Catherine Carlo, enseignante à l’Université Paris 8, a fait une étude qui consiste, à travers l’examen de plusieurs corpus, à repérer des pratiques de transmission de données langagières, dans différentes situations d’apprentissage guidé, se déroulant en milieu universitaire, concernant les apprenants de nationalités différentes.323 L’hypothèse sous-jacente est que ces cours de L2, parce qu’ils sont « plébiscités » par des sujets non captifs, en milieu institutionnel, présentent des traits identifiables. La chercheuse a voulu étudier les formes diverses que prend l’agir des enseignants, dont les cours sont librement choisis par des étudiants et suivis avec assiduité. L’examen, qui s’appuie sur les traces linguistiques, porte non seulement sur les microactivités de l’enseignant pour donner à entendre ou à formuler de la langue, mais également sur leur enchaînement. Le terme d’activité n’est pas à entendre ici au sens qu’il revêt chez Filliettaz.324 Il renvoie plutôt aux deux types d’actes finalisés, programmés en amont ou émergeant en situation de classe.
La première hypothèse posée par C. Carlo est qu’il existe une intrication des activités de l’enseignant, renvoyant à différents plans. Cette supposition rapproche l’enseignement de L2 à d’autres situations de travail pour lesquelles des recherches en ergonomie cognitive ont mis en évidence la polyfocalisation de l’action. Sa deuxième hypothèse porte sur quelques variables relatives au style de l’enseignant, tel qu’on peut l’appréhender de manière globale. Certains traits stylistiques étant propres au locuteur, d’autres relevant du genre « cours universitaire de L2 », il est compliqué de démêler ce qui est propre à l’idiosyncrasie de ce qui est contraint par le format de l’action professionnelle. C. Carlo entend par le « style » de l’enseignant le marquage verbal, para-verbal, non verbal, de l’agencement de différents rôles, qu’il met en œuvre, qu’il les endosse délibérément ou non.325 Elle suppose que l’effet de réel qui se dégage de la lecture du corpus résulte, d’une part d’une dynamique, qui fait alterner de façon régulière, énoncés focalisés sur le code et sur son traitement cognitif, et énoncés qu’on pourrait considérer comme relevant de la conversation ordinaire. Il résulte, d’autre part, d’une théâtralisation qui revêt ici des formes spécifiques.

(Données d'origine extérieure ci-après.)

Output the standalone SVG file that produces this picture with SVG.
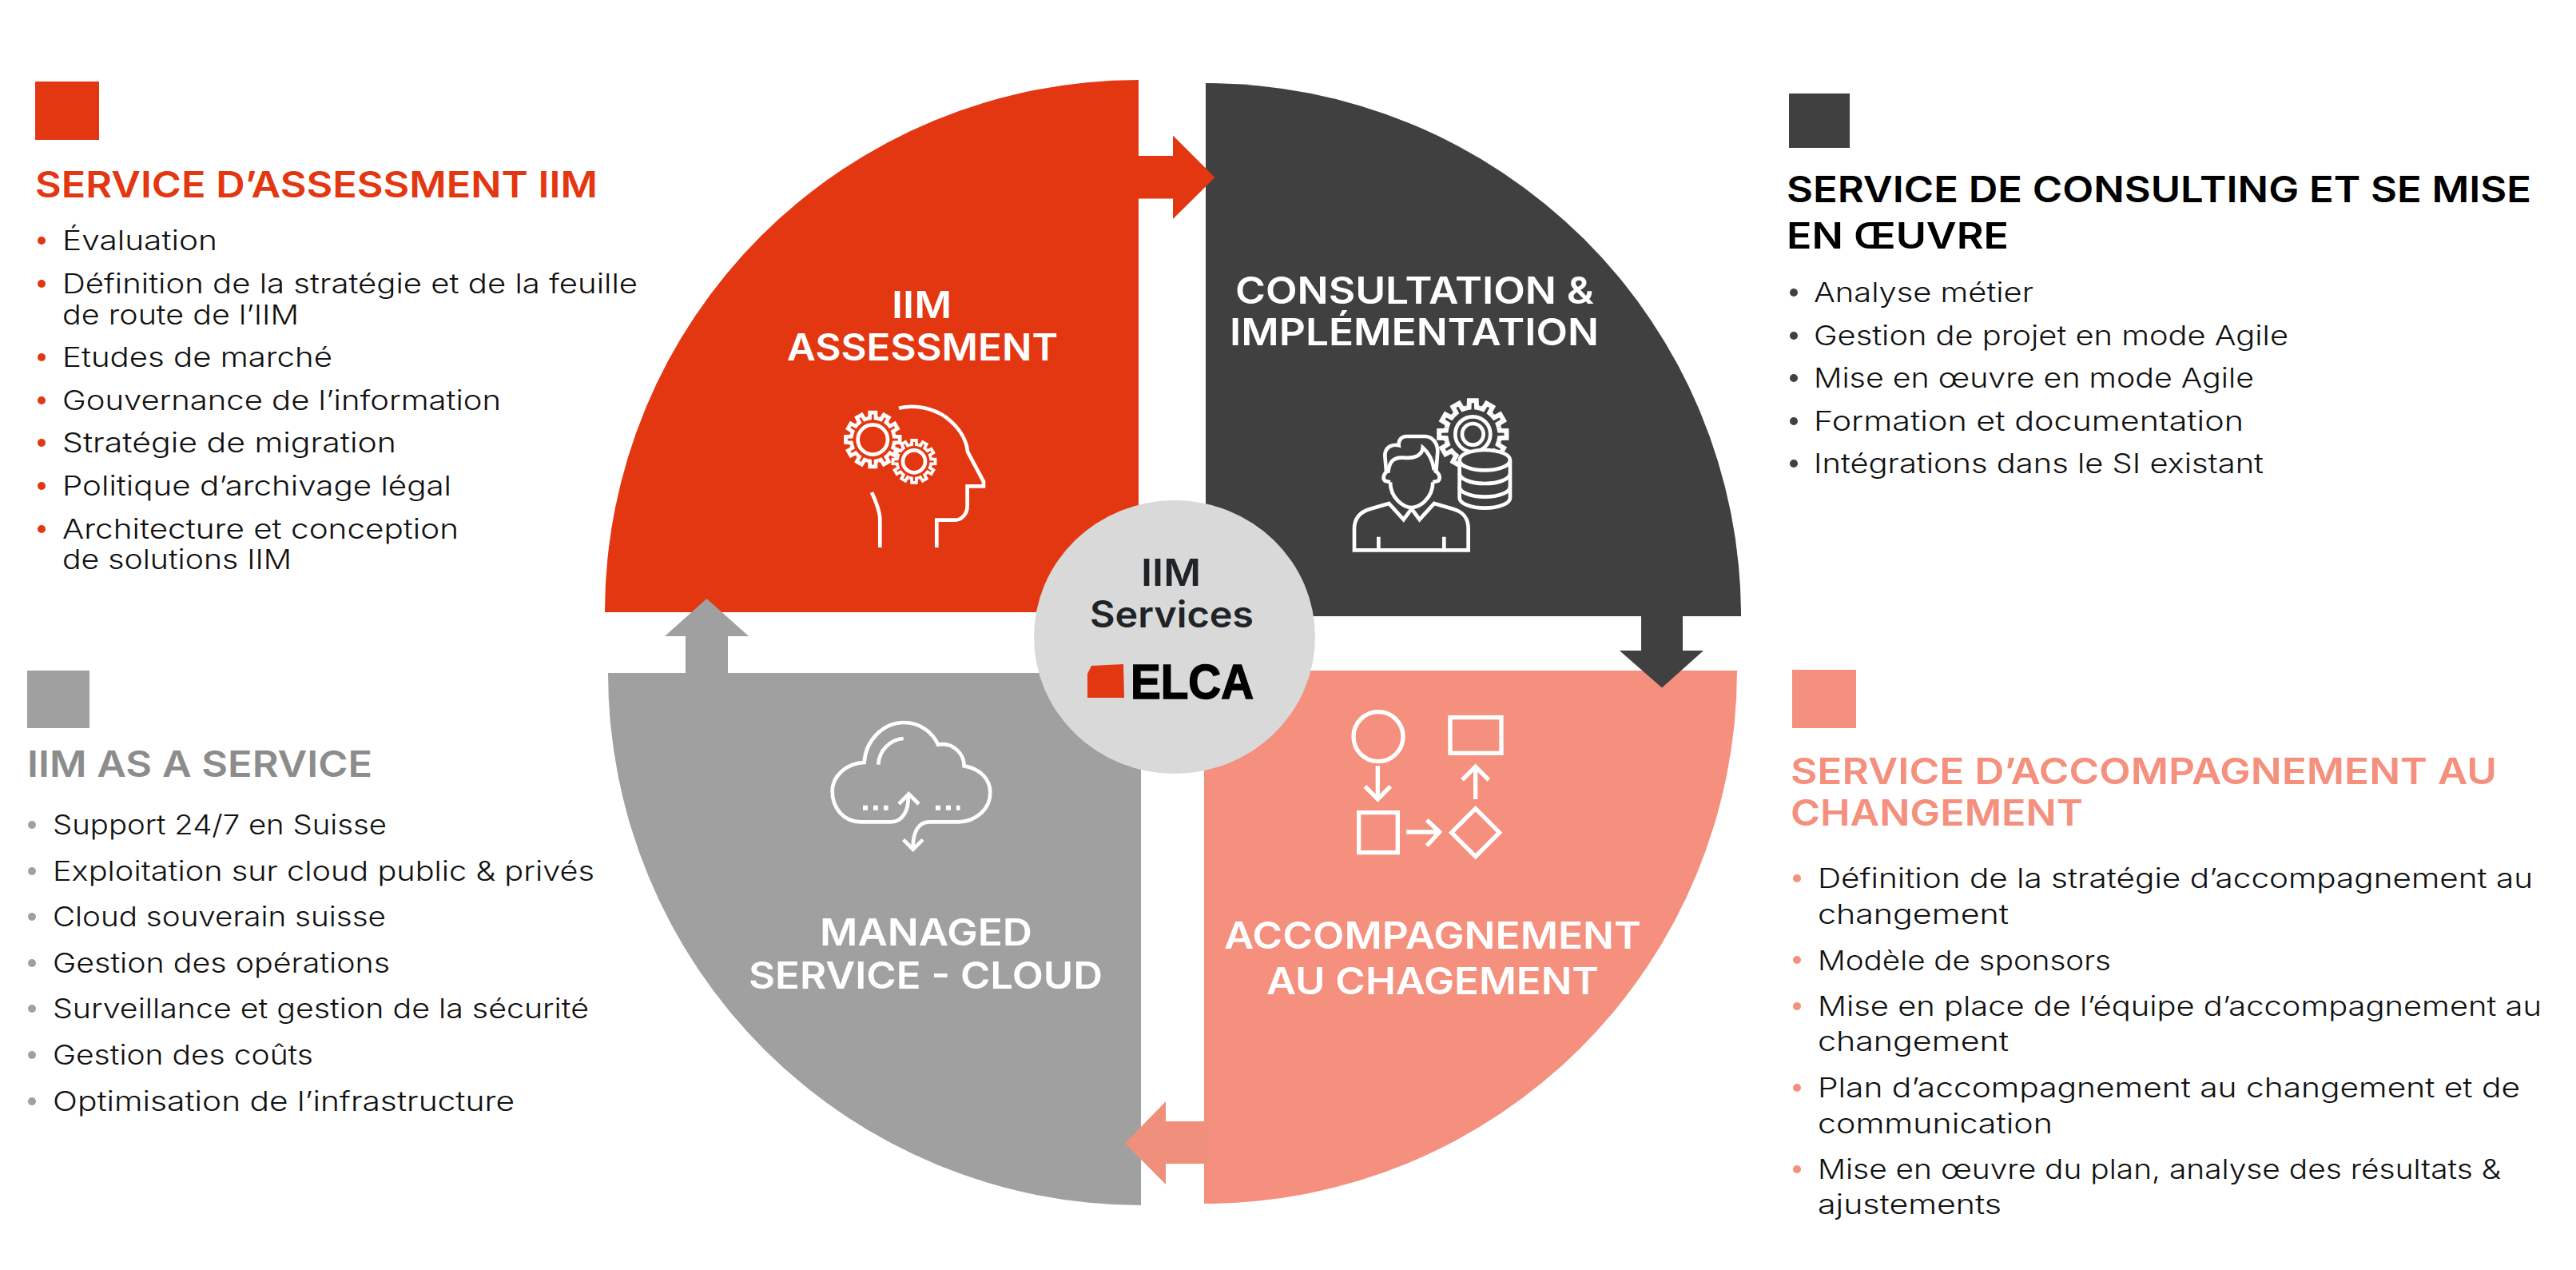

L’analyse donne quelques éclairages sur ce qui peut être synthétiquement qualifié de « cours vivant ». L’examen a permis à C. Carlo de distinguer dans les énoncés de l’enseignant plusieurs types d’intervention: celles qui sont explicitement focalisées sur le code; celles qui visent la facilitation du traitement de l’input; celles visant le déroulement d’une thématique planifiée; celles visant l’établissement et la gestion du lien communicatif. Autant de traces qui dessinent en creux la conception implicite de ce qu’enseigner veut dire pour l’enseignant observé, et qui permettent de préciser les rôles endossés.
CARLO C., « Le « naturel didactique… », op. cité, p.p.105-113.
Voir ci-dessus.
CARLO C., « Le « naturel didactique… », op. cité, p. 106.